Fungi can be difficult to kill. For skin and nail infections, you can apply medicine directly to the infected area.
Oral antifungal medicines are also available for serious infections.
Bacteria are living things that have only one cell. Under a microscope, they look like balls, rods, or spirals.
They are so small that a line of 1,000 could fit across a pencil eraser. Most bacteria won't hurt you - less than 1 percent of the different types make people sick.
Many are helpful. Some bacteria help to digest food, destroy disease-causing cells, and give the body needed vitamins.
Bacteria are also used in making healthy foods like yogurt and cheese. But infectious bacteria can make you ill.
They reproduce quickly in your body.

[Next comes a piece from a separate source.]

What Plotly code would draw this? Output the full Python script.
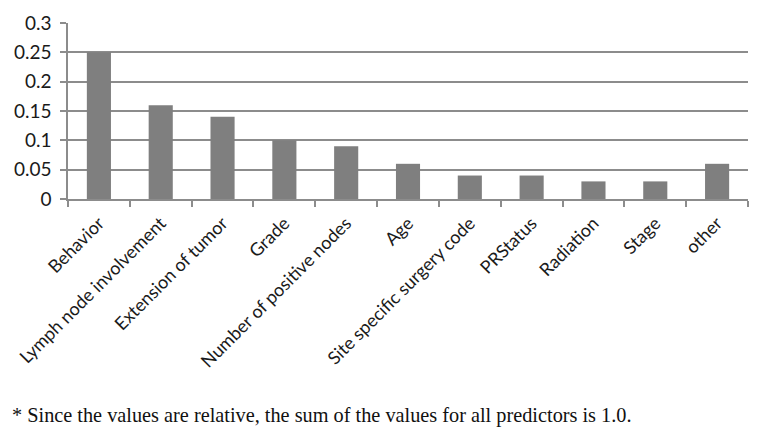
import plotly.graph_objects as go

categories = ["Behavior", "Lymph node involvement", "Extension of tumor", "Grade",
              "Number of positive nodes", "Age", "Site specific surgery code",
              "PRStatus", "Radiation", "Stage", "other"]
values = [0.25, 0.16, 0.14, 0.10, 0.09, 0.06, 0.04, 0.04, 0.03, 0.03, 0.06]
y_ticks = [0, 0.05, 0.1, 0.15, 0.2, 0.25, 0.3]
y_tick_labels = ["0", "0.05", "0.1", "0.15", "0.2", "0.25", "0.3"]
footnote = "* Since the values are relative, the sum of the values for all predictors is 1.0."

# page has an 8px body offset; margins compensate for it
OFF = 8
W, H = 761, 440
L, T = 68 - OFF, 23 - OFF
R = W - (748 - OFF)
B = H - (199 - OFF)
plot_w = W - L - R
plot_h = H - T - B

fig = go.Figure(go.Bar(x=categories, y=values, marker=dict(color="#7f7f7f", line=dict(width=0)),
                       width=0.39))

fig.update_layout(
    width=W, height=H,
    margin=dict(l=L, r=R, t=T, b=B, autoexpand=False),
    paper_bgcolor="white", plot_bgcolor="white",
    showlegend=False,
    font=dict(family="Lato, Open Sans, sans-serif", color="#1a1a1a"),
    xaxis=dict(
        tickangle=-45, tickfont=dict(size=18, family="Lato, sans-serif"),
        showline=True, linecolor="#8c8c8c", linewidth=1.5,
        ticks="outside", tickson="boundaries", ticklen=6, tickcolor="#8c8c8c", tickwidth=1.5,
        showgrid=False, range=[-0.5, 10.5], automargin=False, ticklabelstandoff=5,
    ),
    yaxis=dict(
        range=[0, 0.3], tickvals=y_ticks, ticktext=y_tick_labels,
        tickfont=dict(size=19, family="Lato, sans-serif"),
        showline=True, linecolor="#8c8c8c", linewidth=1.5,
        ticks="outside", ticklen=6, tickcolor="#8c8c8c", tickwidth=1.5,
        showgrid=True, gridcolor="#8c8c8c", gridwidth=1.5,
        zeroline=False, ticklabelstandoff=5, automargin=False,
    ),
    annotations=[dict(
        text=footnote, x=(10 - OFF - L) / plot_w, y=(H - B - (415 - OFF)) / plot_h,
        xref="paper", yref="paper",
        xanchor="left", yanchor="middle", showarrow=False,
        font=dict(family="Liberation Serif, Times New Roman, serif", size=20.3, color="#111111"),
    )],
)

fig.write_html("out.html")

Many give off chemicals called toxins, which can damage tissue and make you sick.
Examples of bacteria that cause infections include Streptococcus, Staphylococcus, and Ecoli,
Antibiotics are the usual treatment.
Also called: Acquired immunodeficiency syndrome, AIDS, HIV, Human immunodeficiency virus
HIV stands for human immunodeficiency virus. It kills or damages the body's immune system cells.
AIDS stands for acquired immunodeficiency syndrome. It is the most advanced stage of infection with HIV.

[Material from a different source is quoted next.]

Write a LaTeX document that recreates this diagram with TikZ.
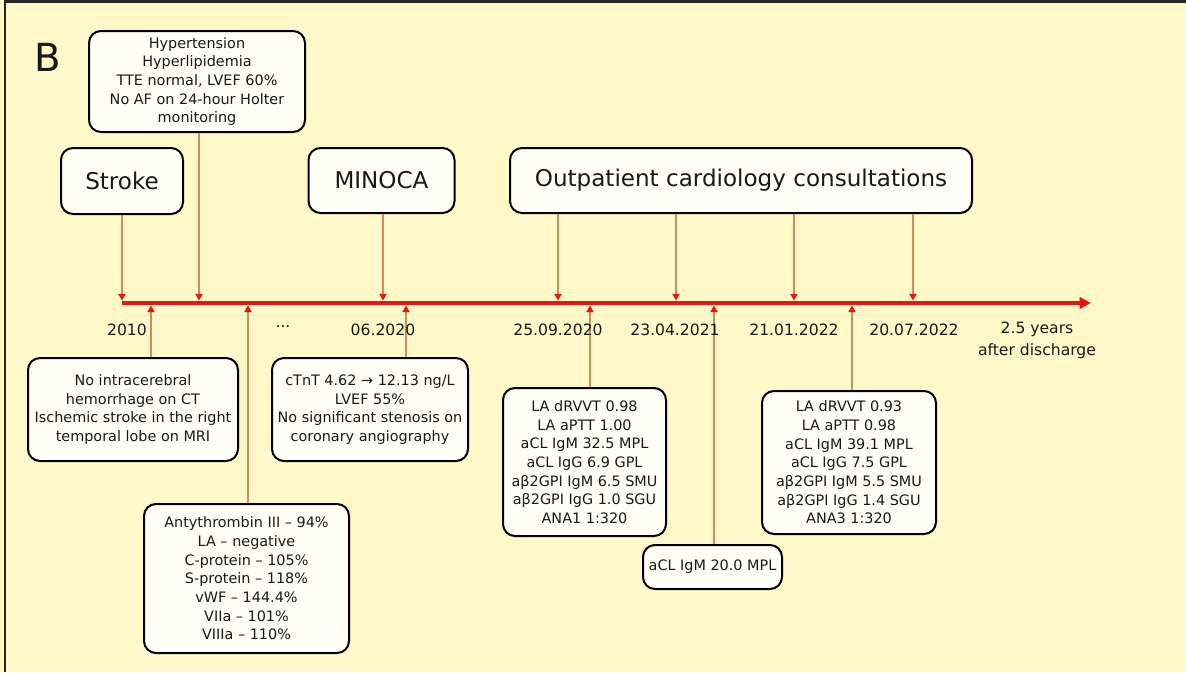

HIV most often spreads through unprotected sex with an infected person.
It may also spread by sharing drug needles or through contact with the blood of an infected person.
Women can give it to their babies during pregnancy or childbirth.
The first signs of HIV infection may be swollen glands and flu-like symptoms.
These may come and go a month or two after infection.
Severe symptoms may not appear until months or years later.
A blood test can tell if you have HIV infection. Your health care provider can perform the test.
There is no cure, but there are many medicines to fight both HIV infection and the
infections and cancers that come with it.
Living with HIV/AIDS
Infection with HIV is serious. But the outlook for people with HIV/AIDS is improving.
If you are infected with HIV, there are many things you can do to help ensure
you have a longer, healthier life. One important thing is to take your medicines.
Make sure you have a health care provider who knows how to treat HIV.
You may want to join a support group.
Learn as much as you can about your disease and its treatment.
Eat healthy foods and exercise regularly - things that everyone should try to do.
HIV/AIDS and Pregnancy
If you have HIV/AIDS and find out you are pregnant or think you may be pregnant,
you should let your health care provider know as soon as possible.
Some HIV/AIDS medicines that you may be currently taking may harm your baby.
Your health care provider may want you to take different medicines or change the doses.
It is also possible to give HIV to your baby. This is most likely to happen around the time you give birth.
For this reason, treatment during this time is very important for protecting your baby from infection.
Several treatments may prevent the virus from spreading from you to your baby.
Your health care provider can recommend the best one for you.
Your baby will also need to have treatment for at least the first six weeks of life.
Regular testing will be needed to find out if your baby is infected.
In the early 1980s, when the HIV/AIDS epidemic began, patients rarely lived longer than a few years.
But today, there are many effective medicines to fight the infection, and people with HIV have longer, healthier lives.
There are five major types of medicines:
- Reverse transcriptase (RT) inhibitors - interfere with a critical step during the HIV life cycle and keep the virus from making copies of itself
- Protease inhibitors - interfere with a protein that HIV uses to make infectious viral particles
- Fusion inhibitors - block the virus from entering the body's cells
- Integrase inhibitors - block an enzyme HIV needs to make copies of itself
- Multidrug combinations - combine two or more different types of drugs into one
These medicines help people with HIV, but they are not perfect.
They do not cure HIV/AIDS. People with HIV infection still have the virus in their bodies.
They can still spread HIV to others through unprotected sex and needle sharing, even when they are taking their medicines.